What if they launched a news channel and nobody here could watch? Would anyone care to know what they’re missing?
The latest entries in the global TV news game, Al Jazeera English and France 24, are practically invisible in the United States. That’s a shame, because they really do offer something different from standard cable news fare.
How different? Well, consider that until now, if you wanted news in English anywhere in the world, you had just two choices: CNN or the BBC. Both channels claim to reach more than 260 million households, and that’s not all they have in common. Their worldview is decidedly Western, and they tend to cover the same major international stories. Each has its own style, of course. BBC World, carried here by PBS, reflects “stoicism, paternalism, [and] a certain degree of pompous self-righteousness,” according to the British Journalism Review. CNN International is a little looser and hipper, but the easiest way to tell them apart is by the accents and the sports headlines. Hint: CNNI doesn’t spend as much time on cricket.
Now comes Al Jazeera, the English-language version of the Qatar-based network best known for airing graphic video of the Iraq war and exclusive tapes of Osama bin Laden. AJE promotes itself as “setting the news agenda,” but with a potential global audience of just 80 million, its reach is dwarfed by the big two. For almost a year, the network tried and failed to find a U.S. cable company willing to carry it, so Americans who want to see it have to watch online. (Full disclosure: I led a writing workshop last summer at the network’s Washington bureau.)
If you tune in, your first reaction might be to wonder what all the fuss was about. A report from Iraq refers to suicide bombers, not martyrs. The video is no more graphic than what you’d see on CNN. But stay tuned and the differences become clear.
Newscasts on Al Jazeera English are dominated by coverage of the Middle East and Muslims. AJE covers stories that others ignore, and gives the stories everyone else covers much more time. In December, for example, the network led with a report about Israel’s prime minister appearing to admit that his country has nuclear weapons, a story that was nowhere to be found in the print edition of the Washington Post. News blocks about violence in the West Bank, which AJE calls Palestine, often ran as long as 10 minutes, an eternity in American TV news. The extra time allowed for background and analysis from Al Jazeera reporters and expert guests.
And then there are the features. Islamic fashions, anyone? If that’s too fluffy, how about a story about women opposing the enforcement of Sharia law in Indonesia, or Muslim refugees from Myanmar living along the border in Bangladesh?
Al Jazeera isn’t the only new English-language news network flying under the radar in the United States.
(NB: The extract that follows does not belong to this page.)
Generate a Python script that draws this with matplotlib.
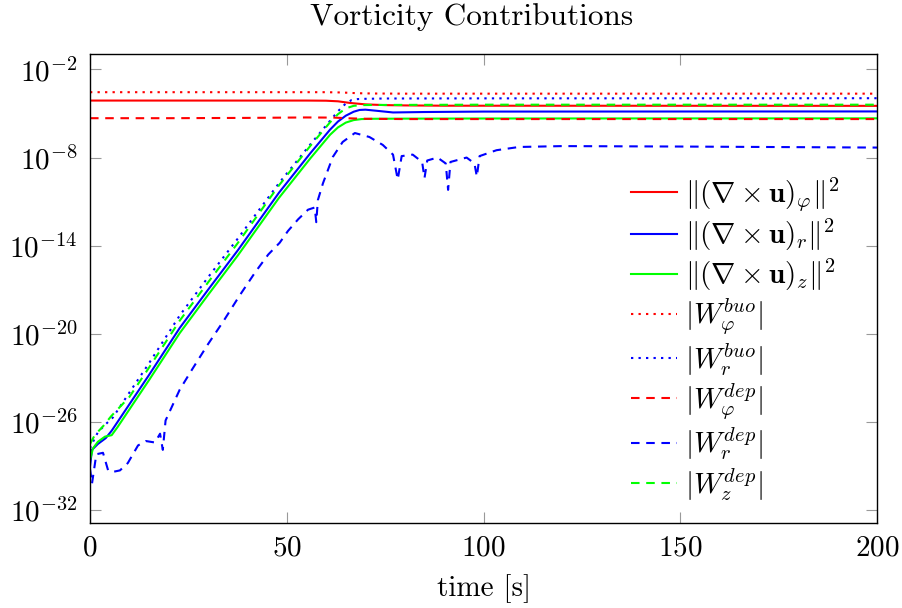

France 24, funded jointly by the French government and a private TV network, made its debut in December with only a few U.S. outlets. Its potential global audience is about the same as AJE’s, so its mission to “convey the values of France throughout the world” seems a little grandiose. But it certainly offers a French take on the news, with more stories from Africa and lots of serious talk about issues like whether Turkey should be allowed to join the European Union. It’s sometimes boring but never trivial.
Think Fox News Channel and MSNBC have a different take on the news? For all the talk about their conservative or liberal spin, the U.S. cable news channels are more alike than not, with a steady diet of domestic politics, celebrities and crime. Spending time in that echo chamber won’t tell you much about what’s really happening in the rest of the world.
Now that it’s possible to get a wider view, it shouldn’t be so hard to tune in. It’s easier to watch Al Jazeera English on TV in Israel, where the Yes satellite network dumped BBC World in favor of AJE, than it is here. U.S. cable and satellite companies cite business reasons for not carrying the new channels, but financial incentives obviously don’t drive all their carriage decisions or the ubiquitous EWTN, the Global Catholic Network fronted by Mother Angelica, wouldn’t have had a chance.
U.S. news channels, including government-funded networks, are available all over the globe, but here at home we listen mainly to ourselves. “To have a lack of communication between cultures at a time of such technological development is very sad and contradictory,” Turkey’s prime minister, Recep Tayyip Erdogan, was quoted as saying in the English-language daily Arab News.
Maybe no one much cares that neither Al Jazeera nor France 24 is widely available to a U.S. audience, but they should. It wasn’t that long ago that many Americans woke up to the reality that much of the world doesn’t like us very much. If we’d been watching the news through their eyes, maybe we wouldn’t have been so surprised.